Given task: Gather all lines in the entries that include the word "with".

## begin Data rows

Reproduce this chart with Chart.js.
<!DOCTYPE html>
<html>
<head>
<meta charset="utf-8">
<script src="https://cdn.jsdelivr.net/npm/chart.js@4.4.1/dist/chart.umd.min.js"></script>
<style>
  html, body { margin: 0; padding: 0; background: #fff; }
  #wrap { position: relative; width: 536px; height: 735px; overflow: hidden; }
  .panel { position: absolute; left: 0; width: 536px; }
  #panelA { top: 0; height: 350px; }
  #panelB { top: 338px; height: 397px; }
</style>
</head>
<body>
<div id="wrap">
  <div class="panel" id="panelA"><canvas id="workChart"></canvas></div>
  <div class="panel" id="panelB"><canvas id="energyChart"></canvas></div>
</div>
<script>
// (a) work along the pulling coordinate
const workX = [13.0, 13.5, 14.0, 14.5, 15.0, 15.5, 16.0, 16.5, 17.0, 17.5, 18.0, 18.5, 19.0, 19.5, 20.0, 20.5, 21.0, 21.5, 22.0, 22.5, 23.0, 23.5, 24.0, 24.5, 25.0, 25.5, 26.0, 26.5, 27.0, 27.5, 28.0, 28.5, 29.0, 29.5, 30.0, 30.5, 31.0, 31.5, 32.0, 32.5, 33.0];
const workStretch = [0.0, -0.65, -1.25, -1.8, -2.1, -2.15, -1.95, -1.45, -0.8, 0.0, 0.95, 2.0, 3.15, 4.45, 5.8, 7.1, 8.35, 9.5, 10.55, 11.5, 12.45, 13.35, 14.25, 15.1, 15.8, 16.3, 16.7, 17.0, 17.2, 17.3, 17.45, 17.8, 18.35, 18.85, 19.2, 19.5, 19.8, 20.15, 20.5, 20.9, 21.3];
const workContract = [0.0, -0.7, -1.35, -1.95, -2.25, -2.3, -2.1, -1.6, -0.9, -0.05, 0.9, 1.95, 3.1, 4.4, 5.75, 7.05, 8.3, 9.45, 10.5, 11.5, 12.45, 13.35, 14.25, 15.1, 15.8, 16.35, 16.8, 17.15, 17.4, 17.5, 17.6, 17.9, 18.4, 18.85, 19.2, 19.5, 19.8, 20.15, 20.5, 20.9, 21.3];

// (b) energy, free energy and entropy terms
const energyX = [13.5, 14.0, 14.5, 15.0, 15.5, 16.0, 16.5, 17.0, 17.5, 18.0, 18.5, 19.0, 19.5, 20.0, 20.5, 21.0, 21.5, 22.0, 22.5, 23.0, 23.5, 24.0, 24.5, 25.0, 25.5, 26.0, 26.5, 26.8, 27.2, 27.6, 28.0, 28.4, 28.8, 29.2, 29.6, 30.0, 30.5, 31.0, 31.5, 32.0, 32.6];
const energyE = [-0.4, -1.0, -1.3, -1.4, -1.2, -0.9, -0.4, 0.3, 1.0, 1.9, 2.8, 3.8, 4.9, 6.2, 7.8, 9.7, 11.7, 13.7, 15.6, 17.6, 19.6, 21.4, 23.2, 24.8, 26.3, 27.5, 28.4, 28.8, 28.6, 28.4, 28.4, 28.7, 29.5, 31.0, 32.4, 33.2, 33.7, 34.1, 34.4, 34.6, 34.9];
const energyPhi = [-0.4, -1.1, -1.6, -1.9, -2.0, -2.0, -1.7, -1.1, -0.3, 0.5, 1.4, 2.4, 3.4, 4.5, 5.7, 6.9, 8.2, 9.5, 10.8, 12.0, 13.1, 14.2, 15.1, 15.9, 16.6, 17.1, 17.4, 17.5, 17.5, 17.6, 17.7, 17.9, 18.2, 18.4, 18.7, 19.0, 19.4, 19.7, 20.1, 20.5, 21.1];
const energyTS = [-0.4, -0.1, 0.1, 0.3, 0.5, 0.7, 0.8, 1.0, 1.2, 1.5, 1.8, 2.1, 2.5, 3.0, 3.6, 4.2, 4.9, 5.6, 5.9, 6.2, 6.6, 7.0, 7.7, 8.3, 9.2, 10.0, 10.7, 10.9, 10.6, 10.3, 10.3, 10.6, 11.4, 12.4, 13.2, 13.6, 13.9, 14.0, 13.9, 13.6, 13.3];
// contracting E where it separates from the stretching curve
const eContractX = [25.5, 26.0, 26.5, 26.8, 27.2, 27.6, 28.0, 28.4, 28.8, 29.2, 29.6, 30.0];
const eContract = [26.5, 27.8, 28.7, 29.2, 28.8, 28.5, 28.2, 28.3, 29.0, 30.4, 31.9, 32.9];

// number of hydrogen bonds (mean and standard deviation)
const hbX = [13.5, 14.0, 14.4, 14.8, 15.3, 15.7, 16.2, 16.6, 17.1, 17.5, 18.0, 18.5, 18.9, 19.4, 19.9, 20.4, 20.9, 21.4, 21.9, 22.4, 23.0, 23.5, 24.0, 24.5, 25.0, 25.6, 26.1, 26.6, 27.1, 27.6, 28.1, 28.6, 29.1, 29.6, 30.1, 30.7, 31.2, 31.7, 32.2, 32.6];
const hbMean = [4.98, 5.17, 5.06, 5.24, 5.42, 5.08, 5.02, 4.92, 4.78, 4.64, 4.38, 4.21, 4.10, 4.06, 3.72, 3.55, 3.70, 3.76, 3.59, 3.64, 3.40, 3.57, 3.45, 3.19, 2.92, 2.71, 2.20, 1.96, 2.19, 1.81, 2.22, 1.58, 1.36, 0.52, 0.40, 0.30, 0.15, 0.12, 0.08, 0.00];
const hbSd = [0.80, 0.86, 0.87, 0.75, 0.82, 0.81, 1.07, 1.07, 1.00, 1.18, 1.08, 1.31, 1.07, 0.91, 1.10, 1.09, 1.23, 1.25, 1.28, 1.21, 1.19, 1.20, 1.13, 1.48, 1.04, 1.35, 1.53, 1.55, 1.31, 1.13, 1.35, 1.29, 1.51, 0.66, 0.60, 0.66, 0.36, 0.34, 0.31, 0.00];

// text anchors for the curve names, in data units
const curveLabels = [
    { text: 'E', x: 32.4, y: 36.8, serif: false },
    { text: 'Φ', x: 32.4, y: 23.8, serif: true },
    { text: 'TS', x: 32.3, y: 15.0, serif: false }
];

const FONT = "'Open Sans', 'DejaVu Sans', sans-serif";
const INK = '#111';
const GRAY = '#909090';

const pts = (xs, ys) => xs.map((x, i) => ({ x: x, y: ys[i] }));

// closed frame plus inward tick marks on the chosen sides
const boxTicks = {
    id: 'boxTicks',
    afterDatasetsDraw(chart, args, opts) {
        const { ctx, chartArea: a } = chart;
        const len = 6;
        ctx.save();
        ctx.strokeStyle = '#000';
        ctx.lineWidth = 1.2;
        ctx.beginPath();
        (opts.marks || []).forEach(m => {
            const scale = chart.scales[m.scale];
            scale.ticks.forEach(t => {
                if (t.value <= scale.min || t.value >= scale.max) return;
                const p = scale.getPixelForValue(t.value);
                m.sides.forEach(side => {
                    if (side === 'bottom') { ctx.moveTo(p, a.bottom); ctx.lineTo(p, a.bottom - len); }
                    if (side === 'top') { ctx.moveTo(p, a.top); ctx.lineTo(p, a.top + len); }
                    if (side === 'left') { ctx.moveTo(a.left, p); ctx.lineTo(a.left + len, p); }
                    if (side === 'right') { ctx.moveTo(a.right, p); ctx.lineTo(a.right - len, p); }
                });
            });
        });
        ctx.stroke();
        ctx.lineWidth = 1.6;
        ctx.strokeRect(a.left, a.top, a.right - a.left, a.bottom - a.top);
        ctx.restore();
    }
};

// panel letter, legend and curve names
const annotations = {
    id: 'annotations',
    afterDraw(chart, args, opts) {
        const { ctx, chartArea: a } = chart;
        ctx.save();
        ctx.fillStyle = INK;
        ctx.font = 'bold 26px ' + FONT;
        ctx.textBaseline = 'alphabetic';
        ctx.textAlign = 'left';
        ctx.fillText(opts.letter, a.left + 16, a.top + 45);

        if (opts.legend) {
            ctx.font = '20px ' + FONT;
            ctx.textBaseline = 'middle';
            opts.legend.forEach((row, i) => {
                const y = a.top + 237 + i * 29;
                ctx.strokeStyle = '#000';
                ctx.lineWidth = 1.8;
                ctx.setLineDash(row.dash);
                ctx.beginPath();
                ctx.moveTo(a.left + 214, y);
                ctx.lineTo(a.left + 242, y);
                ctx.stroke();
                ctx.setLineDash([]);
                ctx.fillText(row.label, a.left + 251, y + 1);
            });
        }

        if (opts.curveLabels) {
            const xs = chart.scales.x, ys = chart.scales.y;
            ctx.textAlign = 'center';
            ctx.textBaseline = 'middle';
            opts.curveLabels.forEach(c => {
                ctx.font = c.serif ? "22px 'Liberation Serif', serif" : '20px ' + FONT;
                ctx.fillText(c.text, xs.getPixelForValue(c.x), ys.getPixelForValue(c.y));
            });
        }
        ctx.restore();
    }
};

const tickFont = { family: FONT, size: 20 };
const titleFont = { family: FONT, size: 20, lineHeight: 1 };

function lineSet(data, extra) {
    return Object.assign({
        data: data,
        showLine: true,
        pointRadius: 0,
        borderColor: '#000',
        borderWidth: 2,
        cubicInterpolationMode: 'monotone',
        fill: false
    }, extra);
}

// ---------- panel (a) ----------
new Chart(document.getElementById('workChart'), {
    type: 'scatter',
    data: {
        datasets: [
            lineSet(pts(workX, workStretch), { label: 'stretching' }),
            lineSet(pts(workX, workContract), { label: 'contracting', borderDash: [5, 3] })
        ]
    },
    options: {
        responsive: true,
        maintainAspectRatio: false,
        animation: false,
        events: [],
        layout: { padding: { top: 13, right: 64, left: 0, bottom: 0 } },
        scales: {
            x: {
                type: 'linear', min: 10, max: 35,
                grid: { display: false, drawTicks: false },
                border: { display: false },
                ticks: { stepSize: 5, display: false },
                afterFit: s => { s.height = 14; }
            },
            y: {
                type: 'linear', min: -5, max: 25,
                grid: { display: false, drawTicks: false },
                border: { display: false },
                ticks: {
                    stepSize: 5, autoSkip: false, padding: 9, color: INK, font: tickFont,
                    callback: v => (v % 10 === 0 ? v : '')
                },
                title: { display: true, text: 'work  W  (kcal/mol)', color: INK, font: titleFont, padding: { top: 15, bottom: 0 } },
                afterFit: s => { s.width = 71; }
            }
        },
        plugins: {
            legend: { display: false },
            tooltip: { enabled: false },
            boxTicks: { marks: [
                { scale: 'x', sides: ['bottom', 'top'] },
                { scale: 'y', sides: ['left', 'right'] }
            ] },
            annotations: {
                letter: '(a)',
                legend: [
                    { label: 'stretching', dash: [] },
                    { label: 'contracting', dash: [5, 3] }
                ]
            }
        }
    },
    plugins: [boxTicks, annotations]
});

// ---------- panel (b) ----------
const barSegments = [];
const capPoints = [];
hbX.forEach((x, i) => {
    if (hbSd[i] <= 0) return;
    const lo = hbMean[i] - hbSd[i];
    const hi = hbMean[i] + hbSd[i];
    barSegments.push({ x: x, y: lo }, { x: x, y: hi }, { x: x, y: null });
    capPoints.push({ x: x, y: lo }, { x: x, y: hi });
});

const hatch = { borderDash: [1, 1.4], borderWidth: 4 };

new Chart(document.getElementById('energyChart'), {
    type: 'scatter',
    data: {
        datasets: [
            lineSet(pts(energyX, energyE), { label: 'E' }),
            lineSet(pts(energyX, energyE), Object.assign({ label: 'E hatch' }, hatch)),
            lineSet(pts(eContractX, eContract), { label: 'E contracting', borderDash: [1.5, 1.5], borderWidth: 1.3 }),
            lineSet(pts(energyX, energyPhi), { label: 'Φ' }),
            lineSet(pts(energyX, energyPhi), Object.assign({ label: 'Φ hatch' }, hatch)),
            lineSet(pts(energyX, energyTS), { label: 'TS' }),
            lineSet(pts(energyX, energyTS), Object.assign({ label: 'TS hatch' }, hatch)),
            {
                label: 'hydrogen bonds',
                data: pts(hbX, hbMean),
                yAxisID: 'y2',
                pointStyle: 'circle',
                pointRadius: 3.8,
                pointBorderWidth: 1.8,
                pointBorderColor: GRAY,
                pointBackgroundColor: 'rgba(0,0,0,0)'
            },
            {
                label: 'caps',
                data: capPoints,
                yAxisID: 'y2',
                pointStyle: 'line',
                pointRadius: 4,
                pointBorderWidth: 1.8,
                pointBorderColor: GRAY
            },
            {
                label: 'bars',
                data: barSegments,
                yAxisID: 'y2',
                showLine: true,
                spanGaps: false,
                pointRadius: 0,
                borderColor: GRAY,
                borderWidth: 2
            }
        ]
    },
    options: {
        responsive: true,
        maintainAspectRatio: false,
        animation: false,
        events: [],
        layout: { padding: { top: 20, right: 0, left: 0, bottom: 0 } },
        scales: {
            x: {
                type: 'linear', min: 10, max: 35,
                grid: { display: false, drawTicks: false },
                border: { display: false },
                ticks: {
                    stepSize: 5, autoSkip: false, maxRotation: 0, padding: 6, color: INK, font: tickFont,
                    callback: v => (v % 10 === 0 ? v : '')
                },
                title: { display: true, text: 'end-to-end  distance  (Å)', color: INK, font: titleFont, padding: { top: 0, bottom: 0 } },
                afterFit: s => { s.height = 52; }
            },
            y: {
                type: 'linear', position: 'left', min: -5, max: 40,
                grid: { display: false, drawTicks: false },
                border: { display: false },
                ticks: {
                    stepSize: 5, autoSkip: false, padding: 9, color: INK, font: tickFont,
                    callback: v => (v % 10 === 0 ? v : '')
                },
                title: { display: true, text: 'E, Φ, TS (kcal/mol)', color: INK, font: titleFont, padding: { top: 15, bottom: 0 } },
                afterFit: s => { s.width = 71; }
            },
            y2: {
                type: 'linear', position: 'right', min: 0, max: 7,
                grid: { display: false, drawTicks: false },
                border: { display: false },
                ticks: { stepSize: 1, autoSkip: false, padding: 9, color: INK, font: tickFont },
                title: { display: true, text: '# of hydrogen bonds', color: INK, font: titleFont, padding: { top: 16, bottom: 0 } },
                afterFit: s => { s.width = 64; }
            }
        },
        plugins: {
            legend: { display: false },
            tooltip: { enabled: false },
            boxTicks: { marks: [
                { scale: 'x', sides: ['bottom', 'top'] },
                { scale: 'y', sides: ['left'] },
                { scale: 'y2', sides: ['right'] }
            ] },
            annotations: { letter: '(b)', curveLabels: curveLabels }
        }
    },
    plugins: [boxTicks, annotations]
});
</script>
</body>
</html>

## end Data rows
## begin Data rows

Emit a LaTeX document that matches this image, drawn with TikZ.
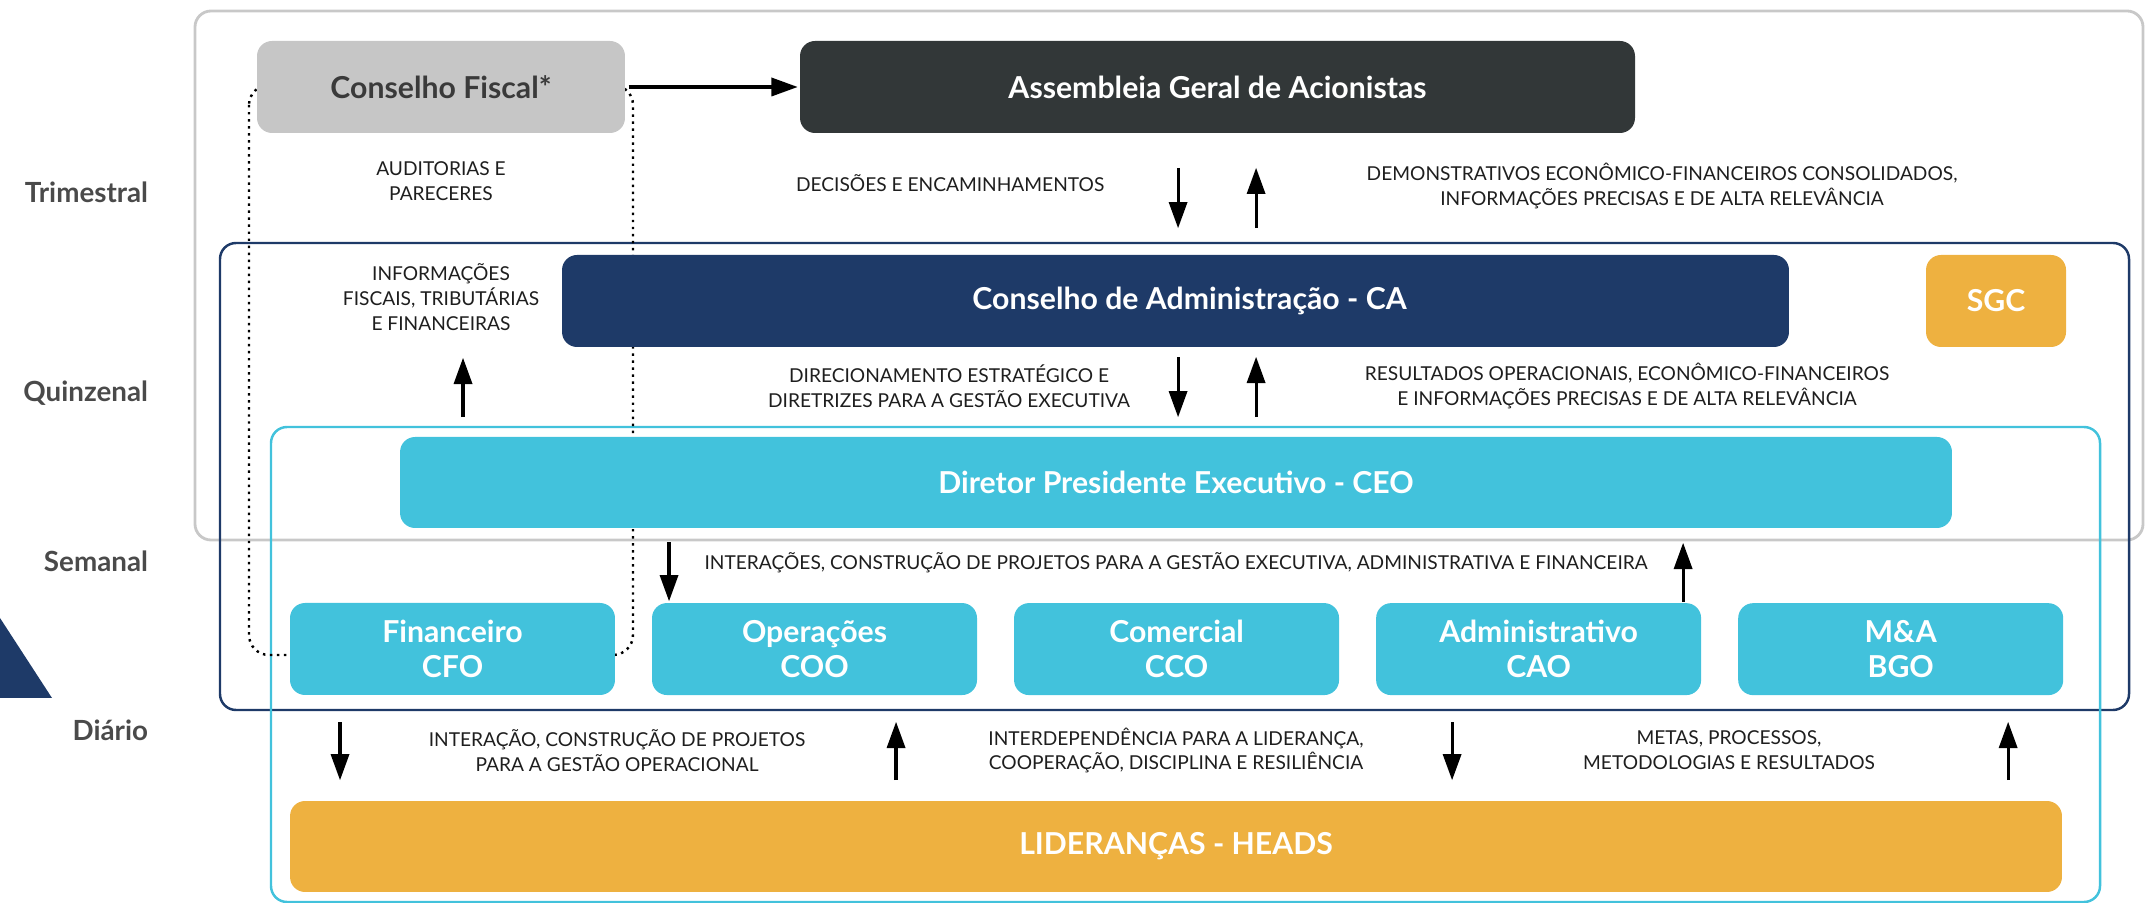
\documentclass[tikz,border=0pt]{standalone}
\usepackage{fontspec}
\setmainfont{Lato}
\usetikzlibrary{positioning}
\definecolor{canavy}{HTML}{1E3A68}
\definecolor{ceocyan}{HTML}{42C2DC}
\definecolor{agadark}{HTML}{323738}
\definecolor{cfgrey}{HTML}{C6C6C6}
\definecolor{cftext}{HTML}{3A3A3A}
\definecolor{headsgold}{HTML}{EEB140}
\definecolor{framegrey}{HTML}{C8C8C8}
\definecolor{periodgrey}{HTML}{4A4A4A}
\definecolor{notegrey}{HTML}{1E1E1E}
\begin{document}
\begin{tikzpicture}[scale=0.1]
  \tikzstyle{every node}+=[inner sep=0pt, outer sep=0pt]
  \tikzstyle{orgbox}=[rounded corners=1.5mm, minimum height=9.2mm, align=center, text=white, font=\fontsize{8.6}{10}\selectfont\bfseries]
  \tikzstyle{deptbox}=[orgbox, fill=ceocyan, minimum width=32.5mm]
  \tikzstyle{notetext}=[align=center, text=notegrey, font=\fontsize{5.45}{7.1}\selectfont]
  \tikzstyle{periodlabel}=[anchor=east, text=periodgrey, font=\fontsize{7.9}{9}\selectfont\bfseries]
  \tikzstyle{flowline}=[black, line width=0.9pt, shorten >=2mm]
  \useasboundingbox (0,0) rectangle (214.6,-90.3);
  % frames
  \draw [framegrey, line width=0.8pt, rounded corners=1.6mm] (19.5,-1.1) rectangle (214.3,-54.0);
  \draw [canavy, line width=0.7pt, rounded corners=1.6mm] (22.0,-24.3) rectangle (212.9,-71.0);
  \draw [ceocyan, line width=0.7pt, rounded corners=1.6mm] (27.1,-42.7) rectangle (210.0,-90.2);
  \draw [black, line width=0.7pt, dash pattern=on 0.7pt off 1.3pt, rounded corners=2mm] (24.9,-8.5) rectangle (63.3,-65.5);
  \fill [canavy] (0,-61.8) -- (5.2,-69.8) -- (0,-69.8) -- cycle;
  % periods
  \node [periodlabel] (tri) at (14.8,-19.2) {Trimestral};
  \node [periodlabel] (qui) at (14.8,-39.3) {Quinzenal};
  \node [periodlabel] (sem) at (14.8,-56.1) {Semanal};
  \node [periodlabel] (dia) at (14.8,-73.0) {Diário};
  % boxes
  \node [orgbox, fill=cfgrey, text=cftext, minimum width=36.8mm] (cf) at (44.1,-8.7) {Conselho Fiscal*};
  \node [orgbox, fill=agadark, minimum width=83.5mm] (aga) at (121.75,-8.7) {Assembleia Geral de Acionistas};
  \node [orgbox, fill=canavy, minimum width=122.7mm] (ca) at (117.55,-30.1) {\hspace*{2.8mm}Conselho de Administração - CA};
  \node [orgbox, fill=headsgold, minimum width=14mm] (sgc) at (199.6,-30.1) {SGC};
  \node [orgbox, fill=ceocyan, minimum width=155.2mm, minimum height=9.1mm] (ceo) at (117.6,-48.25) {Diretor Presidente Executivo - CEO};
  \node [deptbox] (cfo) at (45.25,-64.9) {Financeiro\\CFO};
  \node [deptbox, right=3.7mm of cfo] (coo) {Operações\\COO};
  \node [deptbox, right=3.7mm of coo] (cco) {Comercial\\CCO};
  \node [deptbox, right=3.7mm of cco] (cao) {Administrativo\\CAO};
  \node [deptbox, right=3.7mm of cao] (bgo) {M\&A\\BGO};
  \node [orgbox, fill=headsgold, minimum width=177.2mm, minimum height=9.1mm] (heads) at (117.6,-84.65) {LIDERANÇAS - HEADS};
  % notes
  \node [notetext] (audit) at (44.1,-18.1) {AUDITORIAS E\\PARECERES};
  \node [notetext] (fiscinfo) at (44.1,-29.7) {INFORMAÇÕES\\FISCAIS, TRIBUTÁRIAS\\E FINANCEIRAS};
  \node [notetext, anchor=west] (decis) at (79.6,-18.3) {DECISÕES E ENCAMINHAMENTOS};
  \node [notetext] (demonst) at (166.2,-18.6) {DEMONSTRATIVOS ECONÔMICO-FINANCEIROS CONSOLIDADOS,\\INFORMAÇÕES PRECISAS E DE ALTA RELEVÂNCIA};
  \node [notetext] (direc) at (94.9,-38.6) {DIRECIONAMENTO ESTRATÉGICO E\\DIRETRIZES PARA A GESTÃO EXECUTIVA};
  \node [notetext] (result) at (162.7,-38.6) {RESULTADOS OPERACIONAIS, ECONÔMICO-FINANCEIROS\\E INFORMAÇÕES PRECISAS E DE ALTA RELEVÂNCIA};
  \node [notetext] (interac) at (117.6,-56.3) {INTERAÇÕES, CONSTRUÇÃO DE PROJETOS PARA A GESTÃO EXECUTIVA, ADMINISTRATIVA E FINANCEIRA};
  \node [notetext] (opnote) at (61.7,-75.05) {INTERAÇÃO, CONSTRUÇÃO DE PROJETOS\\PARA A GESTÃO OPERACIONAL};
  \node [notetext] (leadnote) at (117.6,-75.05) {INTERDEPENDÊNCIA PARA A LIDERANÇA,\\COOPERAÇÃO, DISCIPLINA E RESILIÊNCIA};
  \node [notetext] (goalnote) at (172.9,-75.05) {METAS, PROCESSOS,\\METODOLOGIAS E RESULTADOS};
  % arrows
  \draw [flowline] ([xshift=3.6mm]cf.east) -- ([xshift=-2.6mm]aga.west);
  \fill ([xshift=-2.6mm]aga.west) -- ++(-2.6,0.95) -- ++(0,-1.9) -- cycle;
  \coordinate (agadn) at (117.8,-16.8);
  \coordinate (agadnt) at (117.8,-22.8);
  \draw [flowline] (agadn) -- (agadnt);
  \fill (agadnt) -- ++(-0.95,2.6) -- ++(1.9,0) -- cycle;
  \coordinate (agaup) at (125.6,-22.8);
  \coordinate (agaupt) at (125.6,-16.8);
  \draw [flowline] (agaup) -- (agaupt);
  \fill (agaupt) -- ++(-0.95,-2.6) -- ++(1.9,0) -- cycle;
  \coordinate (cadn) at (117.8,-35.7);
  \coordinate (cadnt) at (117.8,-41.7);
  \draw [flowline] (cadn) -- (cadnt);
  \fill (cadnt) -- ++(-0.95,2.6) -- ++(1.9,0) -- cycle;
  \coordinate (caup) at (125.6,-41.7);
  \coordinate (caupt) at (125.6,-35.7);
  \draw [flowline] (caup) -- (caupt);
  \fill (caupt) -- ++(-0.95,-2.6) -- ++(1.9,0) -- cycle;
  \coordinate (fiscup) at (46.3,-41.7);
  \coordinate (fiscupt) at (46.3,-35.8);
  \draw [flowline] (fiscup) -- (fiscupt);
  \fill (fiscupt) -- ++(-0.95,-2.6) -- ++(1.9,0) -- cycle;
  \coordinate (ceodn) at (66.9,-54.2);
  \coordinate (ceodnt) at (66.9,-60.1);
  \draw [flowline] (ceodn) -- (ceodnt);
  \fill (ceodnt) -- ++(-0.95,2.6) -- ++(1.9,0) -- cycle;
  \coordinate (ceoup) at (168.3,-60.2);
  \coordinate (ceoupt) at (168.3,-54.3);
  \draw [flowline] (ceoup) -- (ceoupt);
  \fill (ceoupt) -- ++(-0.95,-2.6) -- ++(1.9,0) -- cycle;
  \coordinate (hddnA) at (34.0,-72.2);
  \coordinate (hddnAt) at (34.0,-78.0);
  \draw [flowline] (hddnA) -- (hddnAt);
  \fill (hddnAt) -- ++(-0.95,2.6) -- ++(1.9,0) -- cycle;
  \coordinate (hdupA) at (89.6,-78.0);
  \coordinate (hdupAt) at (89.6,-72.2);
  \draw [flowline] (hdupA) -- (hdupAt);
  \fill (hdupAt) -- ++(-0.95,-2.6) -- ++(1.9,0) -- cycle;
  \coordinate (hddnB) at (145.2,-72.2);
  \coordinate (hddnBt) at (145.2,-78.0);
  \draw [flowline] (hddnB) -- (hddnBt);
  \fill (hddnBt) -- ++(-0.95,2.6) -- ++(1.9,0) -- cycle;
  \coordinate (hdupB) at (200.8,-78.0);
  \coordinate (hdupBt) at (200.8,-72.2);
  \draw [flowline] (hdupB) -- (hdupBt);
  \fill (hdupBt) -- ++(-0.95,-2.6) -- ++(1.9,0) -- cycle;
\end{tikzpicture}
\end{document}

## end Data rows

Result for this exercise:
Reproduce this chart with Chart.js.
Emit a LaTeX document that matches this image, drawn with TikZ.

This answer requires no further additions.